All the development areas you cite are mainly driven by the London Plan's strategies for addressing London's extremely fast population increase, apparently the fastest ever (for London), even faster than in the 19th and early 20th centuries--obviously facilitated by a long time of deprivation and population decrease in most areas post-war. For instance, Stratford is in the Lower Lea Valley Opportunity Area (which dates back to Livingstone) and under the Olympic Legacy SPG, and that (plus Westfield, planned since before the Olympics) has been the main driver for development there, not the recent improvements in rail links there (which are lagging behind demand):
Stratford, of course, has long been a major rail hub, and the area on which Westfield and much of the Olympic Park now sit used to be the Stratford Rail Lands, a huge marshalling yard with associated rail industries.
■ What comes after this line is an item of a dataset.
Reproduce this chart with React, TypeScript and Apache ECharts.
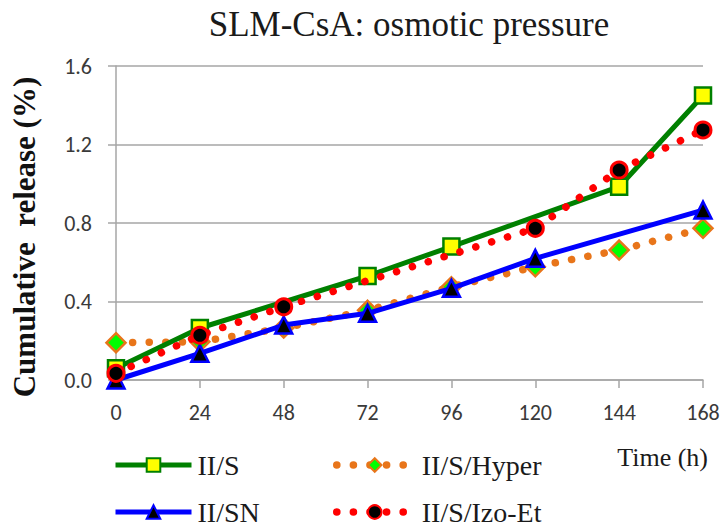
import React, { useEffect, useRef } from "react";
import * as echarts from "echarts";

const titleText = "SLM-CsA: osmotic pressure";
const xAxisName = "Time (h)";
const yAxisName = "Cumulative  release (%)";

const seriesNames = ["II/S", "II/S/Hyper", "II/SN", "II/S/Izo-Et"];

const sHours = [0, 24, 72, 96, 144, 168];
const sValues = [0.06, 0.265, 0.53, 0.68, 0.985, 1.45];

const hyperHours = [0, 24, 48, 72, 96, 120, 144, 168];
const hyperValues = [0.19, 0.195, 0.265, 0.355, 0.475, 0.577, 0.662, 0.773];

const snHours = [0, 24, 48, 72, 96, 120, 168];
const snValues = [0.0, 0.136, 0.28, 0.34, 0.467, 0.62, 0.866];

const izoHours = [0, 24, 48, 120, 144, 168];
const izoValues = [0.034, 0.228, 0.373, 0.773, 1.07, 1.274];

const xTicks = [0, 24, 48, 72, 96, 120, 144, 168];
const yTicks = [0, 0.4, 0.8, 1.2, 1.6];

const pairs = (xs: number[], ys: number[]) => xs.map((x, i) => [x, ys[i]]);

const SERIF = "'Liberation Serif', 'Times New Roman', serif";
const SANS = "Carlito, 'Liberation Sans', Arial, sans-serif";

export default function App() {
  const ref = useRef<HTMLDivElement>(null);
  useEffect(() => {
    if (!ref.current) return;
    const chart = echarts.init(ref.current, undefined, { renderer: "svg" });
    const dotted = [0.1, 16.5];
    const legendCommon = {
      orient: "vertical",
      top: 451,
      padding: 0,
      itemWidth: 76,
      itemHeight: 17,
      itemGap: 19,
      lineStyle: { width: "inherit", type: "inherit", cap: "inherit" },
    };
    chart.setOption({
      animation: false,
      backgroundColor: "#ffffff",
      title: {
        text: titleText,
        left: 404,
        top: 2,
        textAlign: "center",
        textStyle: { fontFamily: SERIF, fontSize: 35, fontWeight: "normal", color: "#1a1a1a" },
      },
      grid: { left: 116, right: 22, top: 66, bottom: 148, containLabel: false },
      xAxis: {
        type: "value",
        min: xTicks[0],
        max: xTicks[xTicks.length - 1],
        interval: 24,
        name: xAxisName,
        nameLocation: "end",
        nameGap: 5,
        nameTextStyle: {
          fontFamily: SERIF,
          fontSize: 26,
          color: "#1a1a1a",
          align: "right",
          verticalAlign: "top",
          padding: [64, 0, 0, 0],
        },
        axisLine: { show: true, lineStyle: { color: "#a6a6a6", width: 1.5 } },
        axisTick: { show: true, length: 8, lineStyle: { color: "#a6a6a6", width: 1.5 } },
        axisLabel: { fontFamily: SANS, fontSize: 22, color: "#3a3a3a", margin: 21 },
        splitLine: { show: false },
      },
      yAxis: {
        type: "value",
        min: yTicks[0],
        max: yTicks[yTicks.length - 1],
        interval: 0.4,
        name: yAxisName,
        nameLocation: "middle",
        nameGap: 76,
        nameTextStyle: { fontFamily: SERIF, fontSize: 31, fontWeight: "bold", color: "#111", padding: [0, 28, 0, 0] },
        axisLine: { show: true, lineStyle: { color: "#a6a6a6", width: 1.5 } },
        axisTick: { show: true, length: 8, lineStyle: { color: "#a6a6a6", width: 1.5 } },
        axisLabel: {
          fontFamily: SANS,
          fontSize: 22,
          color: "#3a3a3a",
          margin: 24,
          formatter: (v: number) => v.toFixed(1),
        },
        splitLine: { show: true, lineStyle: { color: "#a6a6a6", width: 1.5 } },
      },
      legend: [
        {
          ...legendCommon,
          data: [seriesNames[0], seriesNames[2]],
          left: 113,
          textStyle: { fontFamily: SERIF, fontSize: 28, color: "#1a1a1a", padding: [0, 0, 0, 1] },
        },
        {
          ...legendCommon,
          data: [seriesNames[1], seriesNames[3]],
          left: 333,
          textStyle: { fontFamily: SERIF, fontSize: 28, color: "#1a1a1a", padding: [0, 0, 0, 4] },
        },
      ],
      series: [
        {
          name: seriesNames[1],
          type: "line",
          data: pairs(hyperHours, hyperValues),
          clip: false,
          symbol: "diamond",
          symbolSize: 19,
          lineStyle: { color: "#e8751a", width: 7.5, type: dotted, cap: "round" },
          itemStyle: { color: "#00ff00", borderColor: "#e8751a", borderWidth: 2.5 },
          z: 2,
        },
        {
          name: seriesNames[2],
          type: "line",
          data: pairs(snHours, snValues),
          clip: false,
          symbol: "triangle",
          symbolSize: 17,
          lineStyle: { color: "#0000ff", width: 5 },
          itemStyle: { color: "#000000", borderColor: "#0000ff", borderWidth: 2.5 },
          z: 3,
        },
        {
          name: seriesNames[0],
          type: "line",
          data: pairs(sHours, sValues),
          clip: false,
          symbol: "rect",
          symbolSize: 16,
          lineStyle: { color: "#008000", width: 5 },
          itemStyle: { color: "#ffff00", borderColor: "#008000", borderWidth: 2.5 },
          z: 4,
        },
        {
          name: seriesNames[3],
          type: "line",
          data: pairs(izoHours, izoValues),
          clip: false,
          symbol: "circle",
          symbolSize: 16,
          lineStyle: { color: "#ff0000", width: 7.5, type: dotted, cap: "round" },
          itemStyle: { color: "#000000", borderColor: "#ff0000", borderWidth: 3 },
          z: 5,
        },
      ],
    });
    return () => chart.dispose();
  }, []);
  return <div ref={ref} style={{ width: 725, height: 528, position: "absolute", left: 0, top: 0 }} />;
}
That's all long gone and has been replaced by the HS1 station and the Eurostar depot.
https://en.wikipedia.org/wiki/Temple_Mills
It still lacks connections it used to have, such as the famous Hall Farm curve:
https://en.wikipedia.org/wiki/Hall_Farm_Curve
This would be a (relatively inexpensive) rail (re-)improvement that would certainly benefit Stratford. I think there are similar things like this further east, but I don't know what they are (and they may not be reinstatable).
Vauxhall is an odd case--an area that despite its proximity to Westminster has long been poor, partly through being dominated by council estates and being blighted by the Vauxhall gyratory. It's long had massive unrealisable development potential, and most of that remains untapped. The main recent development there has been that of those horrendous 'buy-to-leave' riverside tower blocks. I'm sure a more affluent population has recently moved in where it could.
Again, the main beneficiaries from those purely radial rail links, aside from private landlords, are landowners in Central London. The main impetus behind most development in London, however, is simply rapid population increase (and population decrease elsewhere).
Well, this debate is really getting rather wider than Crossrail. :)
A very slight change of emphasis (not very different from your version, but I find it important): I wouldn't put it in terms of competition, but in terms of accessibility (as above). If you can buy something like what you want locally, even if perhaps the choice isn't as great as in Central London, but you don't have to go on a Tube or railway journey to get there, then you may choose greater accessibility over greater choice.
I haven't studied the E&C's development (apart from finding the new buildings unsightly, but that's the case pretty much everywhere in London at the moment, and doesn't say anything about the quality of function), but the recent traffic scheme is really terrible--shit done cheaply. They haven't grasped any of the nettles to be grasped there. There used to be a lovely page somewhere about the various visions for reforming the junction design, but I can't find it now. It showed the history very nicely and made it easier to understand the objectives to be achieved there.